# Distancia entre ejes



## vicen

Hola a tod@s

...alguien podría decirme si "distancia entre ejes", puede ser traducida como "high between lines"? ...algún término específico?

Muchas gracias!!


----------



## rodelu2

Wheelbase.


----------



## sound shift

Sí, "wheelbase" si se trata de un coche.


----------



## vicen

Muchas gracias por vuestra rápida respuesta. 

En este caso concreto es relativo la distancia entre ejes en radiadores (ejes que sustentan el radiador), aunque imagino que el concepto será el mismo.


----------



## sound shift

En este caso, creo que no conviene "wheelbase" porque los radiadores no tienen "wheels" (= "ruedas"). Por desgracia, no se me ocurre otra palabra porque los radiadores no son de lo mío.


----------



## vicen

sound shift said:


> En este caso, creo que no conviene "wheelbase" porque los radiadores no tienen "wheels" (= "ruedas").

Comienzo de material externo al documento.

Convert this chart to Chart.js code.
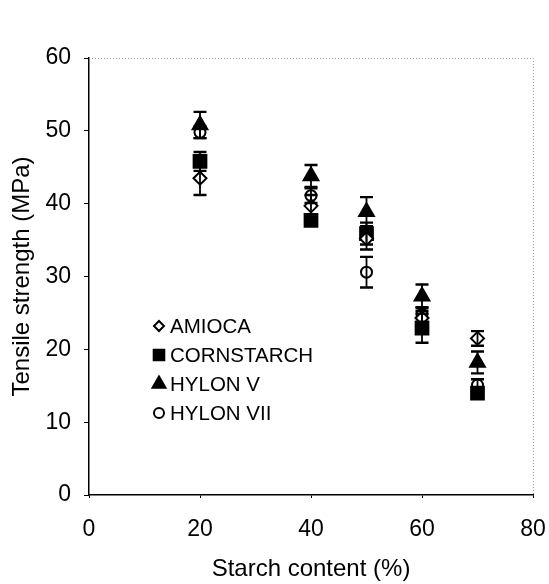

Por desgracia, no se me ocurre otra palabra porque los radiadores no son de lo mío.




Muchas gracias por tu aclaración, Sound Shift.....pienso que "high between lines" permite entender lo que pretendo decir...o tal vez suena mejor "high between axles"?


----------



## Kuota

Hi
You could try "distance between axes" or similar if they are axes of symmetry or the like.
 
Regrads,


----------



## vicen

Kuota said:


> Hi
> You could try "distance between axes" or similar if they are axes of symmetry or the like.
> 
> Regrads,




Thanks, Kuota!  Regards!


----------



## rodelu2

Distance between center lines. Se usa a menudo "DOC" distance on centers.


----------



## vicen

rodelu2 said:


> Distance between center lines. Se usa a menudo "DOC" distance on centers.




Gracias Rodelu2!


----------